References: The UCAS reference can come from a tutor, mentor, employer, or any adult who knows the student in an educational or professional capacity. It does not need to be a qualified teacher.
Personal statement: Home-educated applicants often write stronger personal statements than school peers, because they have had time and freedom to develop genuine depth in their chosen fields. Work experience, independent research projects, and unusual extracurricular achievements differentiate strongly.
Building the Portfolio Alongside A-Levels
Universities — particularly competitive ones — want to see who the person is beyond their grades.
The Duke of Edinburgh's Gold Award, achievable from age 16, is one of the most recognised enrichment qualifications in UK university admissions. ABRSM, Trinity College London, or LAMDA examinations at Grades 6–8 generate UCAS points alongside A-levels — a Grade 8 ABRSM adds 30 UCAS points, equivalent to an AS-level pass. STEM competitions (UKMT, British Physics Olympiad, Royal Society of Chemistry Schools Analyst Competition) are all open to home-educated students and valued strongly by STEM departments.
Building this portfolio alongside the academic work is where thoughtful planning makes the biggest difference.

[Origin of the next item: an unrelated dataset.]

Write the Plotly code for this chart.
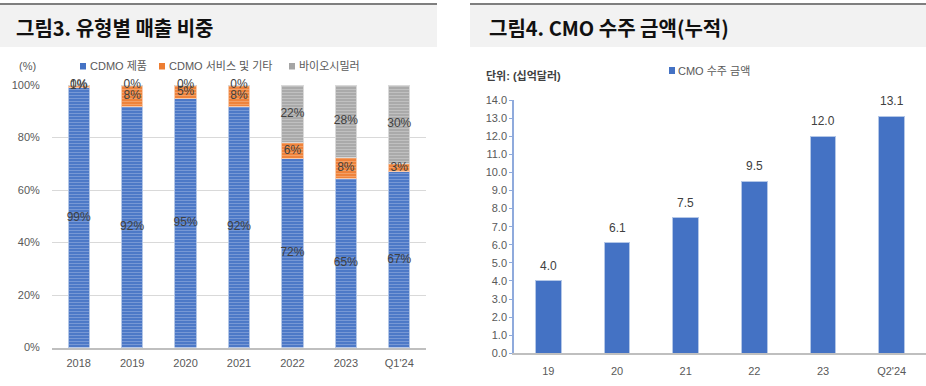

The UK Socialization & Extracurricular Playbook covers adolescent activity planning in detail — including DofE preparation, UCAS portfolio building, and how to access the community structures that support home-educated teenagers through sixth form most effectively.

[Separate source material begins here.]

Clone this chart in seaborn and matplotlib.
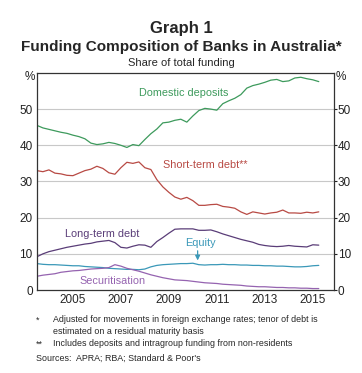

Exam Registration Timeline
- September: Confirm exam centre and request private candidate form
- October / early November: Complete registration and pay entry fees (most deadlines fall here)
- February / March: Resit or late-entry deadlines for some boards
- May / June: Written examinations
- August: Results and UCAS Clearing if needed
Miss the October window and most centres will not accept late entries — or will charge significant late fees if they do. Register early without exception.
A Note on Resits and Missed Sittings
Unlike school pupils, home-educated students have no safety net of internal resit provision or pastoral support when things go wrong. If a student misses a sitting or underperforms, they must re-register, re-pay, and wait until the next examination window. This makes preparation more consequential — but it also encourages students to treat each sitting seriously.
Most A-level examination boards offer one sitting per year in the summer. Some subjects (primarily Maths and English) have a January resit option with specific boards. Confirm the resit schedule for your chosen subjects before committing to a timeline.
Home-educating through A-levels demands more of a teenager than schooling does. That is precisely why it works for so many. The young people who thrive are those who are genuinely motivated, have reliable access to subject expertise when they need it, and have enough structure around the rest of their lives to keep the academics in perspective.